Todd would see them when he got home from camp. David wondered what sort of a reaction he would get, once Todd realized that his friends didn’t mind David quite so much as David had been led to believe.
It was nearly dark when Todd finally found them talking and laughing, still on the swings. David stopped pumping his legs when he saw his brother stomping toward them.
With the joy of the scenes before when a lonely young boy realizes that someone will play with him, the boys swinging together on the playground, a rarity for young David, to the sight of his angry brother stomping towards them, well, it will feel absolutely spot on to anyone who knows young kids and sibling rivalry.
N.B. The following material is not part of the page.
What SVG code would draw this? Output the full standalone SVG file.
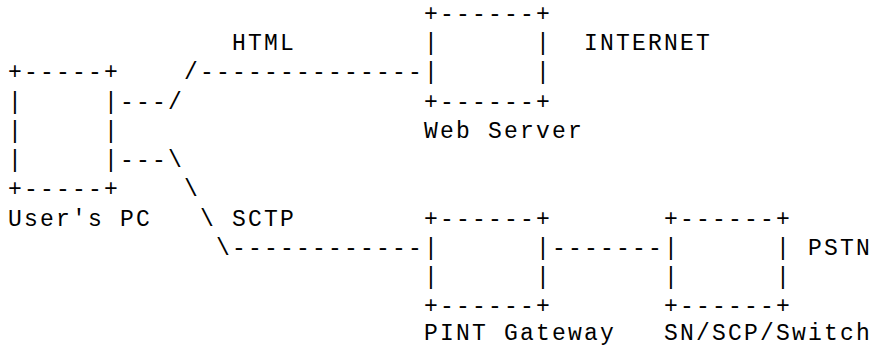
<svg xmlns="http://www.w3.org/2000/svg" width="874" height="347" viewBox="0 0 874 347" xml:space="preserve">
<style>
text{font-family:"Liberation Mono","Courier New",monospace;font-size:23px;letter-spacing:2.2px;fill:#000;white-space:pre}
</style>
<rect width="874" height="347" fill="#fff"/>
<g id="users-pc">
<text x="8" y="79.4">+-----+</text>
<text x="8" y="108.6">|     |</text>
<text x="8" y="137.9">|     |</text>
<text x="8" y="167.1">|     |</text>
<text x="8" y="196.4">+-----+</text>
<text x="8" y="225.6">User's PC</text>
</g>
<g id="web-server">
<text x="424" y="20.9">+------+</text>
<text x="424" y="50.1">|      |</text>
<text x="424" y="79.4">|      |</text>
<text x="424" y="108.6">+------+</text>
<text x="424" y="137.9">Web Server</text>
</g>
<g id="internet-label">
<text x="584" y="50.1">INTERNET</text>
</g>
<g id="pint-gateway">
<text x="424" y="225.6">+------+</text>
<text x="424" y="254.9">|      |</text>
<text x="424" y="284.1">|      |</text>
<text x="424" y="313.4">+------+</text>
<text x="424" y="340">PINT Gateway</text>
</g>
<g id="sn-scp-switch">
<text x="664" y="225.6">+------+</text>
<text x="664" y="254.9">|      |</text>
<text x="664" y="284.1">|      |</text>
<text x="664" y="313.4">+------+</text>
<text x="664" y="340">SN/SCP/Switch</text>
</g>
<g id="pstn-label">
<text x="808" y="254.9">PSTN</text>
</g>
<g id="connectors">
<text x="232" y="50.1">HTML</text>
<text x="184" y="79.4">/--------------</text>
<text x="120" y="108.6">---/</text>
<text x="120" y="167.1">---\</text>
<text x="184" y="196.4">\</text>
<text x="200" y="225.6">\</text>
<text x="232" y="225.6">SCTP</text>
<text x="216" y="254.9">\------------</text>
<text x="552" y="254.9">-------</text>
</g>
</svg>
But in this case, a fight between an older jealous sibling (who has consistently bullied his brother) and his baby brother will have far more grave consequences than can be fixed by a bandaid and a time out in their room. The innocence of David combined with a child’s fear and sense of betrayal haunt this book for several reasons. One reason is that it is so beautifully written, the emotions flowing from the boys are visceral in their impact. And secondly, the consequences upon the siblings and their relationship are never spelled out clearly. Yes, Todd became his brother’s companion but how did they feel about that? Where is the realism to their complicated relationship? Nor do we see Todd’s reaction to the curse being lifted. This whole element is lacking from the story and when it is such an emotional component right from the start, it should be included in the story as well to make this a well rounded plot and feel complete at the end.
Aside from this gap in the narrative, I loved this story. I did feel the denouement lacking in intensity. It just sort of happened. Another missed opportunity. Others may not feel that way. The majority of this story is terrific. In fact its downright magical, including elements of angst in the form of a young teenager discarded by his family. I definitely recommend this story and am off to locate more of Madeleine Ribbon’s stories to read,
Cover Art by Brooke Albrecht is gorgeous. I think it know where the design was going with the picture but I am just not sure anyone would know what the story was about from the cover. I wouldn’t and it that part of the cover’s job?